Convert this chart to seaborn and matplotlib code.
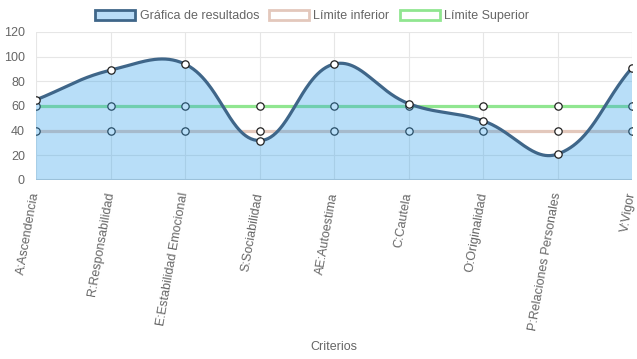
#!/usr/bin/env python3

import numpy as np                  # numeric helpers
import matplotlib
matplotlib.use('Agg')
import matplotlib.pyplot as plt     # visual plotting of data
import seaborn as sns               # visual plotting of data
from matplotlib.patches import Patch


# Chart data
criterios = ['A:Ascendencia', 'R:Responsabilidad', 'E:Estabilidad Emocional',
             'S:Sociabilidad', 'AE:Autoestima', 'C:Cautela', 'O:Originalidad',
             'P:Relaciones Personales', 'V:Vigor']
resultados = [65, 89, 94, 32, 94, 62, 48, 21, 91]
limite_inferior = [40, 40, 40, 40, 40, 40, 40, 40, 40]
limite_superior = [60, 60, 60, 60, 60, 60, 60, 60, 60]

# Colours
LINE_RES = '#3f6689'
FILL_RES = (54 / 255, 162 / 255, 235 / 255, 0.35)
LINE_INF = '#e3c8bc'
LINE_SUP = '#90e690'
GRID = '#e6e6e6'


def spline(xs, ys, sx, sy, tension=0.4, ymin=0, ymax=120, steps=60):
    """
    Bezier curve like the one the web chart draws (tension 0.4),
    control points worked out in pixel space.
    """
    px = np.array(xs, dtype=float) * sx
    py = np.array(ys, dtype=float) * sy
    n = len(px)
    cp_prev, cp_next = [], []
    for i in range(n):
        p0 = (px[i - 1], py[i - 1]) if i > 0 else (px[i], py[i])
        p1 = (px[i], py[i])
        p2 = (px[i + 1], py[i + 1]) if i < n - 1 else (px[i], py[i])
        d01 = np.hypot(p1[0] - p0[0], p1[1] - p0[1])
        d12 = np.hypot(p2[0] - p1[0], p2[1] - p1[1])
        tot = d01 + d12
        s01 = d01 / tot if tot else 0
        s12 = d12 / tot if tot else 0
        fa, fb = tension * s01, tension * s12
        cpp = [p1[0] - fa * (p2[0] - p0[0]), p1[1] - fa * (p2[1] - p0[1])]
        cpn = [p1[0] + fb * (p2[0] - p0[0]), p1[1] + fb * (p2[1] - p0[1])]
        for c in (cpp, cpn):
            c[0] = min(max(c[0], px[0]), px[-1])
            c[1] = min(max(c[1], ymin * sy), ymax * sy)
        cp_prev.append(cpp)
        cp_next.append(cpn)

    t = np.linspace(0, 1, steps)[:, None]
    out = []
    for i in range(n - 1):
        b0 = np.array([px[i], py[i]])
        b1 = np.array(cp_next[i])
        b2 = np.array(cp_prev[i + 1])
        b3 = np.array([px[i + 1], py[i + 1]])
        seg = ((1 - t) ** 3) * b0 + 3 * ((1 - t) ** 2) * t * b1 \
            + 3 * (1 - t) * t ** 2 * b2 + t ** 3 * b3
        out.append(seg if i == 0 else seg[1:])
    curve = np.vstack(out)
    return curve[:, 0] / sx, curve[:, 1] / sy


def plot_chart():
    sns.set_theme(style='white')
    plt.rcParams['font.family'] = ['Liberation Sans', 'DejaVu Sans']

    fig = plt.figure(figsize=(6.37, 3.59), dpi=100)
    ax = fig.add_axes([36 / 637, 1 - 180 / 359, 596 / 637, 148 / 359])

    x = np.arange(len(criterios))

    # Limit lines sit under the filled area
    sns.lineplot(x=x, y=limite_inferior, ax=ax, color=LINE_INF, lw=2.3, zorder=2)
    sns.lineplot(x=x, y=limite_superior, ax=ax, color=LINE_SUP, lw=2.3, zorder=2)
    for vals in (limite_inferior, limite_superior):
        sns.scatterplot(x=x, y=vals, ax=ax, s=28, color='white',
                        edgecolor='#222222', linewidth=0.9, zorder=3)

    # Results curve with fill to zero
    cx, cy = spline(x, resultados, 596 / 8, 148 / 120)
    ax.fill(np.concatenate([cx, [x[-1], x[0]]]),
            np.concatenate([cy, [0, 0]]),
            color=FILL_RES, lw=0, zorder=4)
    ax.plot(cx, cy, color=LINE_RES, lw=2.3, zorder=5, solid_capstyle='round')
    sns.scatterplot(x=x, y=resultados, ax=ax, s=28, color='white',
                    edgecolor='#222222', linewidth=0.9, zorder=6)

    ax.axhline(0, color='#d2d2d2', lw=1.5, zorder=1)

    ax.set_xlim(0, len(criterios) - 1)
    ax.set_ylim(0, 120)
    ax.set_yticks(range(0, 121, 20))
    ax.set_xticks(x)
    ax.set_xticklabels(criterios, rotation=80, ha='right', va='center',
                       rotation_mode='anchor')
    ax.grid(True, color=GRID, lw=0.8)
    ax.set_axisbelow(True)
    for s in ax.spines.values():
        s.set_visible(False)
    ax.tick_params(axis='both', which='both', length=6, width=0.8, color=GRID,
                   labelsize=9, labelcolor='#666666', pad=2)
    ax.tick_params(axis='x', pad=3)
    ax.set_xlabel('')
    ax.set_ylabel('')

    fig.text(334 / 637, 1 - 347 / 359, 'Criterios', ha='center', va='center',
             fontsize=9, color='#666666')

    handles = [
        Patch(facecolor='#b9dcf7', edgecolor=LINE_RES, lw=2),
        Patch(facecolor='white', edgecolor=LINE_INF, lw=2),
        Patch(facecolor='white', edgecolor=LINE_SUP, lw=2),
    ]
    labels = ['Gráfica de resultados', 'Límite inferior', 'Límite Superior']
    fig.legend(handles, labels, loc='center', bbox_to_anchor=(312 / 637, 1 - 16 / 359),
               ncol=3, frameon=False, fontsize=9, handlelength=3.2,
               handleheight=0.95, handletextpad=0.35, columnspacing=0.8,
               labelcolor='#666666', borderaxespad=0)

    plt.savefig('out.png', dpi=100)


if __name__ == '__main__':
    plot_chart()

◇ ◇ ◇ ◇ ◇

#### [Work required]
Pictures stay out. Print the data exactly, from its first line through the line containing "from matplotlib.patches import Patch".

#### [Output for this exercise]
Convert this chart to seaborn and matplotlib code.
#!/usr/bin/env python3

import numpy as np                  # numeric helpers
import matplotlib
matplotlib.use('Agg')
import matplotlib.pyplot as plt     # visual plotting of data
import seaborn as sns               # visual plotting of data
from matplotlib.patches import Patch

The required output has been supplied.